Return the material exactly as supplied, apart from the pictures, which are omitted.
=======
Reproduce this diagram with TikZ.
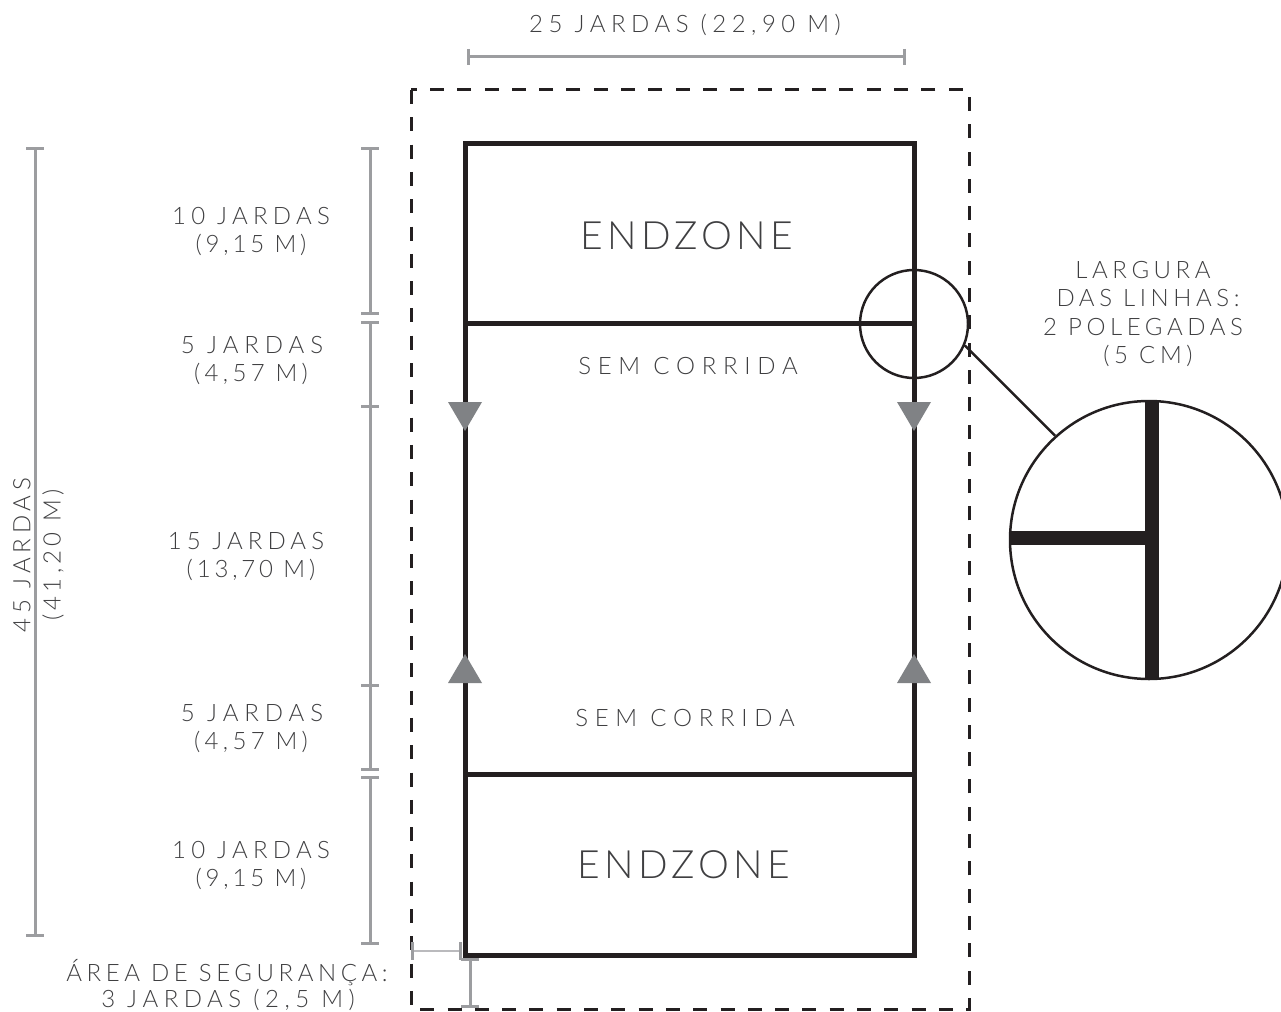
\documentclass[tikz,border=0pt]{standalone}
\usepackage{fontspec}
\setmainfont{Lato}[UprightFont=* Light]
\newfontfamily\lblfont{Lato}[UprightFont=* Light]
\definecolor{ink}{HTML}{231F20}
\definecolor{dim}{HTML}{9C9DA0}
\definecolor{tri}{HTML}{808285}
\definecolor{txt}{HTML}{3F3F41}
\tikzset{
 x=1pt,y=-1pt,
 dimline/.style={draw=dim,line width=3pt},
 lbl/.style={inner sep=0pt,text=txt,font=\lblfont\addfontfeature{LetterSpace=#1}\fontsize{24}{24}\selectfont},
 lbl/.default=20,
 biglbl/.style={inner sep=0pt,text=txt,font=\lblfont\addfontfeature{LetterSpace=11}\fontsize{39}{39}\selectfont},
 fieldline/.style={draw=ink,line width=5pt},
 lens/.style={circle,draw=ink,line width=2.5pt,inner sep=0pt,fill=none},
 triangle/.style={fill=tri,draw=none},
}
\newcommand{\vbar}[3]{%
 \draw[dimline] (#1,#2) -- (#1,#3);
 \draw[dimline] (#1-9,#2) -- (#1+9,#2);
 \draw[dimline] (#1-9,#3) -- (#1+9,#3);}
\begin{document}
\begin{tikzpicture}
\useasboundingbox (0,0) rectangle (1281,1011);
% safety area
\draw[draw=ink,line width=3pt,dash pattern=on 14pt off 13.3pt] (411,90) rectangle (969,1009);
% field
\coordinate (tl) at (465,144);
\coordinate (tr) at (914,144);
\coordinate (bl) at (465,955);
\coordinate (br) at (914,955);
\coordinate (m1l) at (465,323.5);
\coordinate (m1r) at (914,323.5);
\coordinate (m2l) at (465,774.5);
\coordinate (m2r) at (914,774.5);
\draw[fieldline,line join=miter] (tl) -- (tr) -- (br) -- (bl) -- cycle;
\draw[fieldline] (m1l) -- (m1r);
\draw[fieldline] (m2l) -- (m2r);
% triangles
\foreach \tx in {465,914}{
 \fill[triangle] (\tx-17,402) -- (\tx+17,402) -- (\tx,431) -- cycle;
 \fill[triangle] (\tx-17,683) -- (\tx+17,683) -- (\tx,654) -- cycle;
}
% lens
\node[lens,minimum size=108pt] (small) at (914,324) {};
\node[lens,minimum size=278pt] (large) at (1149,540) {};
\draw[draw=ink,line width=2.5pt] (small.-23) -- (large.132);
\coordinate (lt) at (1151.5,401);
\coordinate (lb) at (1151.5,679);
\coordinate (ll) at (1010,538);
\coordinate (lm) at (1151.5,538);
\draw[draw=ink,line width=14pt] (lt) -- (lb);
\draw[draw=ink,line width=14pt] (ll) -- (lm);
% dimension bars
\vbar{35}{148.5}{935}
\vbar{370}{148.5}{313.5}
\vbar{370}{322}{769}
\vbar{370}{777}{943}
\draw[dimline] (361,406) -- (379,406);
\draw[dimline] (361,685) -- (379,685);
\draw[dimline] (468,57) -- (904.5,57);
\draw[dimline] (468,49) -- (468,65);
\draw[dimline] (904.5,49) -- (904.5,65);
\draw[dimline,draw=dim!70,line width=2.5pt] (412,951) -- (460,951);
\draw[dimline] (412,942) -- (412,960);
\draw[dimline] (460,942) -- (460,960);
\vbar{470}{959}{1006}
% labels
\node[lbl=23] (top) at (685,25) {25 JARDAS (22,90 M)};
\node[lbl=22] (a1) at (251,216) {10 JARDAS};
\node[lbl=16] (a2) at (251,245) {(9,15 M)};
\node[lbl=24.5] (b1) at (252,345) {5 JARDAS};
\node[lbl=18] (b2) at (251,374) {(4,57 M)};
\node[lbl=21] (c1) at (246,541) {15 JARDAS};
\node[lbl=16] (c2) at (251,570) {(13,70 M)};
\node[lbl=24.5] (d1) at (252,713) {5 JARDAS};
\node[lbl=18] (d2) at (251,742) {(4,57 M)};
\node[lbl=22] (e1) at (251,850) {10 JARDAS};
\node[lbl=16] (e2) at (251,879) {(9,15 M)};
\node[biglbl] (z1) at (687,236) {ENDZONE};
\node[biglbl] (z2) at (684,865) {ENDZONE};
\node[lbl=28] (s1) at (688,366) {SEM CORRIDA};
\node[lbl=28] (s2) at (685,718) {SEM CORRIDA};
\node[lbl=19] (w1) at (1143,270) {LARGURA};
\node[lbl=19] (w2) at (1148,298) {DAS LINHAS:};
\node[lbl=19] (w3) at (1143,327) {2 POLEGADAS};
\node[lbl=19] (w4) at (1148,356) {(5 CM)};
\node[lbl=19] (f1) at (227,973) {ÁREA DE SEGURANÇA:};
\node[lbl=23] (f2) at (228,999.5) {3 JARDAS (2,5 M)};
\node[lbl=20,rotate=90] (g1) at (22,555) {45 JARDAS};
\node[lbl=18,rotate=90] (g2) at (53,555) {(41,20 M)};
\end{tikzpicture}
\end{document}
=======
## Correct result
Reproduce this diagram with TikZ.
\documentclass[tikz,border=0pt]{standalone}
\usepackage{fontspec}
\setmainfont{Lato}[UprightFont=* Light]
\newfontfamily\lblfont{Lato}[UprightFont=* Light]
\definecolor{ink}{HTML}{231F20}
\definecolor{dim}{HTML}{9C9DA0}
\definecolor{tri}{HTML}{808285}
\definecolor{txt}{HTML}{3F3F41}
\tikzset{
 x=1pt,y=-1pt,
 dimline/.style={draw=dim,line width=3pt},
 lbl/.style={inner sep=0pt,text=txt,font=\lblfont\addfontfeature{LetterSpace=#1}\fontsize{24}{24}\selectfont},
 lbl/.default=20,
 biglbl/.style={inner sep=0pt,text=txt,font=\lblfont\addfontfeature{LetterSpace=11}\fontsize{39}{39}\selectfont},
 fieldline/.style={draw=ink,line width=5pt},
 lens/.style={circle,draw=ink,line width=2.5pt,inner sep=0pt,fill=none},
 triangle/.style={fill=tri,draw=none},
}
\newcommand{\vbar}[3]{%
 \draw[dimline] (#1,#2) -- (#1,#3);
 \draw[dimline] (#1-9,#2) -- (#1+9,#2);
 \draw[dimline] (#1-9,#3) -- (#1+9,#3);}
\begin{document}
\begin{tikzpicture}
\useasboundingbox (0,0) rectangle (1281,1011);
% safety area
\draw[draw=ink,line width=3pt,dash pattern=on 14pt off 13.3pt] (411,90) rectangle (969,1009);
% field
\coordinate (tl) at (465,144);
\coordinate (tr) at (914,144);
\coordinate (bl) at (465,955);
\coordinate (br) at (914,955);
\coordinate (m1l) at (465,323.5);
\coordinate (m1r) at (914,323.5);
\coordinate (m2l) at (465,774.5);
\coordinate (m2r) at (914,774.5);
\draw[fieldline,line join=miter] (tl) -- (tr) -- (br) -- (bl) -- cycle;
\draw[fieldline] (m1l) -- (m1r);
\draw[fieldline] (m2l) -- (m2r);
% triangles
\foreach \tx in {465,914}{
 \fill[triangle] (\tx-17,402) -- (\tx+17,402) -- (\tx,431) -- cycle;
 \fill[triangle] (\tx-17,683) -- (\tx+17,683) -- (\tx,654) -- cycle;
}
% lens
\node[lens,minimum size=108pt] (small) at (914,324) {};
\node[lens,minimum size=278pt] (large) at (1149,540) {};
\draw[draw=ink,line width=2.5pt] (small.-23) -- (large.132);
\coordinate (lt) at (1151.5,401);
\coordinate (lb) at (1151.5,679);
\coordinate (ll) at (1010,538);
\coordinate (lm) at (1151.5,538);
\draw[draw=ink,line width=14pt] (lt) -- (lb);
\draw[draw=ink,line width=14pt] (ll) -- (lm);
% dimension bars
\vbar{35}{148.5}{935}
\vbar{370}{148.5}{313.5}
\vbar{370}{322}{769}
\vbar{370}{777}{943}
\draw[dimline] (361,406) -- (379,406);
\draw[dimline] (361,685) -- (379,685);
\draw[dimline] (468,57) -- (904.5,57);
\draw[dimline] (468,49) -- (468,65);
\draw[dimline] (904.5,49) -- (904.5,65);
\draw[dimline,draw=dim!70,line width=2.5pt] (412,951) -- (460,951);
\draw[dimline] (412,942) -- (412,960);
\draw[dimline] (460,942) -- (460,960);
\vbar{470}{959}{1006}
% labels
\node[lbl=23] (top) at (685,25) {25 JARDAS (22,90 M)};
\node[lbl=22] (a1) at (251,216) {10 JARDAS};
\node[lbl=16] (a2) at (251,245) {(9,15 M)};
\node[lbl=24.5] (b1) at (252,345) {5 JARDAS};
\node[lbl=18] (b2) at (251,374) {(4,57 M)};
\node[lbl=21] (c1) at (246,541) {15 JARDAS};
\node[lbl=16] (c2) at (251,570) {(13,70 M)};
\node[lbl=24.5] (d1) at (252,713) {5 JARDAS};
\node[lbl=18] (d2) at (251,742) {(4,57 M)};
\node[lbl=22] (e1) at (251,850) {10 JARDAS};
\node[lbl=16] (e2) at (251,879) {(9,15 M)};
\node[biglbl] (z1) at (687,236) {ENDZONE};
\node[biglbl] (z2) at (684,865) {ENDZONE};
\node[lbl=28] (s1) at (688,366) {SEM CORRIDA};
\node[lbl=28] (s2) at (685,718) {SEM CORRIDA};
\node[lbl=19] (w1) at (1143,270) {LARGURA};
\node[lbl=19] (w2) at (1148,298) {DAS LINHAS:};
\node[lbl=19] (w3) at (1143,327) {2 POLEGADAS};
\node[lbl=19] (w4) at (1148,356) {(5 CM)};
\node[lbl=19] (f1) at (227,973) {ÁREA DE SEGURANÇA:};
\node[lbl=23] (f2) at (228,999.5) {3 JARDAS (2,5 M)};
\node[lbl=20,rotate=90] (g1) at (22,555) {45 JARDAS};
\node[lbl=18,rotate=90] (g2) at (53,555) {(41,20 M)};
\end{tikzpicture}
\end{document}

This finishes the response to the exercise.